By the time he returned his attitude had hardened. Now it was solely about pragmatism, not idealism. Instead of dreaming about winning titles and fighting on televised cards his sole focus was getting in the ring as often as he could, not getting hurt and continuing to provide for his family.

“When I turned pro I wanted to go to the top,” revealed McGuire. “I fought a good guy on my debut and lost. After that my missus became pregnant so I gave it up for a while.
“When I came back I knew I couldn’t commit to the training needed to get to the levels I would have liked. So I decided to go down this path instead. It’s not an insult if someone said I was a journeyman. We all know what journeymen are about.

“There are some who have had more than 200 fights.
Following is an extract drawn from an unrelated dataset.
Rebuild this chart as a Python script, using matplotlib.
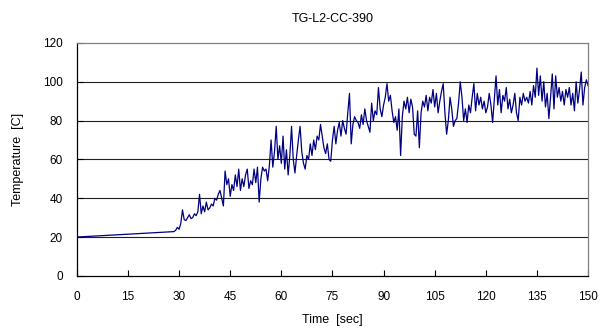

So you watch and learn from them about how to go about it. In my first few fights back I tried to box too much. Then I realised I have to be smarter about it.

“It’s not like you want to get beat. But sometimes you just need to make it a boring fight to protect yourself.”

There is a slight nod and a wink about the whole business. Journeymen aren’t explicitly told not to win but the mounting losses speak for themselves.

The financial success of small-hall boxing tends to revolve around fighters selling tickets so promoters will often pair those prospects with journeymen, fighters who have been around the block a bit, will give their man a tough work-out but not look to knock them out.

The talent, in response, will usually not go too heavy on an opponent who needs to stay healthy to fight the following weekend. It is a complex but mutually beneficial arrangement.

“If every journeyman packed it in, boxing would die,” added McGuire candidly. “They need guys like myself to keep the sport going.

“When I fight down in England I tend to get booed as I’m from Scotland and have the flag on my shorts. But I started playing to the crowd, giving them a wave and a dance. And at the end of the fight I raise my hand even if I know I’ve lost just to wind them up a little bit.

“It’s all good fun. There are times when you think you could probably knock them out. But if I go down to England and beat one of their prospects then you might not get asked back again. So winning as a journeyman might actually lose you work.

“Some boxers say they would happily die in the ring. That’s not me. As long as I get out safely and home to my kids then I’m happy.”